So what do we need to know about Sambal Shiok?
For the past two years, Mandy Yin's roaming laksa bar has been gathering a fanbase. Jay Rayner wrote a glowing review when it popped up on Green Lanes and Giles Coren was in the door here barely a week or two after it had opened. Malaysian-born Chinese of Peranakan Nyonya heritage, Mandy describes her cooking thus: "I take inspiration from everything I ate in my childhood growing up in Kuala Lumpur, Malaysia. Then I mix it up and put a new slant on it."
This is her now permanent laksa bar, serving up Malaysian Nyonya curry laksa.
Where is it?
At the lower end of Holloway Road. It's pretty much equidistant from Highbury and Islington and Holloway Road tubes, or you could always get the overground to Drayton Park.
Where's good to meet for a drink first?
Almost next door is one of our favourite spots around here, Provisions. It's essentially a wine and cheese store you can drink in. If you're after something more obviously bar or pub-like, then there's The Lamb just down the road and a little further on you'll find the House of Hamerton tap room.
And where should we sit?
Wherever you can get a seat, frankly. This place is pretty darned popular. But if you do get a choice, there's some counter dining seating as well as normal table seating too.
So, is the menu all laksa?
Far from it, although it is the main focus. But before you get to that, you're going to want to roam through the snacks. And if there's more than two of you, you should probably order all four of them - our favourites were the fenugreek crackers with tomato salsa (£4.50) and the Malaysian fried chicken with peanut sauce (£8).

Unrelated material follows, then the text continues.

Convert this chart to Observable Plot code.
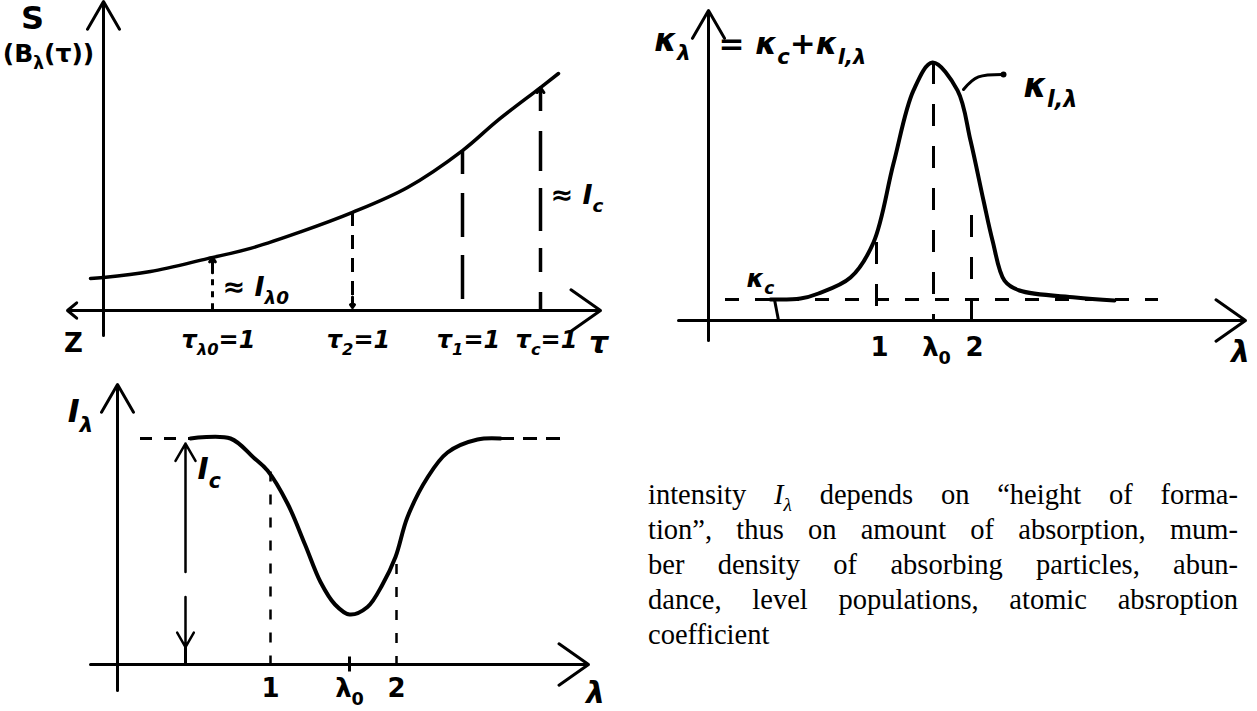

The main event is split into a choice of laksa or rice plates. On the laksa front there are five options ranging in price from £9 to £13.50 - standard, chicken, prawn, special and vegan. You can choose between rice or egg noodles or - as we did - have a mixture of both.
In addition, you can amp up your dish with a range of add-ons like charred aubergine, half a soft-boiled egg, extra fried tofu and sauteed potatoes.
The laksas are punchy, chilli-wise, but with an intense and deep flavour base. Two of us are utter lightweights and had to have some extra coconut milk to add in as needed which our Bruneian friend thought was laughably weedy of us. Slightly less fiery are the rice platters - beef rendang (£13.50) was delicious and there's an option of an Assan fish curry (£12.50) with whatever the Wild Harbour dayboats from Cornwall have brought in. There are no desserts.
The wine list is supposed to be pretty interesting...
Yes, it's been curated by Zeren Wilson who's come up with a Riesling-heavy list sourced from The Winery. Bottles range in price from £21 up to £45 and our Walter Trocken (£30) was just super. Alternatively, there are a couple of beers from Tottenham's Pressure Drops brewery as well as some interesting soft drinks like rose milk or lime and mint soda.
What are the vegetarian options like?
Pretty good. They do a vegan broth base so you can have either the standard laksa with that or the vegan special which also includes the charred aubergine and sauteed potatoes. The achar pickles and fenugreek crackers are both veggie and there's also a tarka dahl curry too.
Other need-to-know things
They only take reservations for groups of four or more, but the good news is that half the place is kept for walk-ins. Just give them your number, nip off and have a drink in one of the places we mentioned above and they'll call when the table is ready.
Yes, we went for dinner on the day Giles Coren's review came out, so it probably made it a little busier than it may have been, but there's no doubt this new Holloway Road spot is super popular and it's justly deserved. It's always great to see someone who's slogged it out on the street food and residency slopes cut a break and get a permanent place. And it certainly doesn't need us to tell you that it's going to do incredibly well here.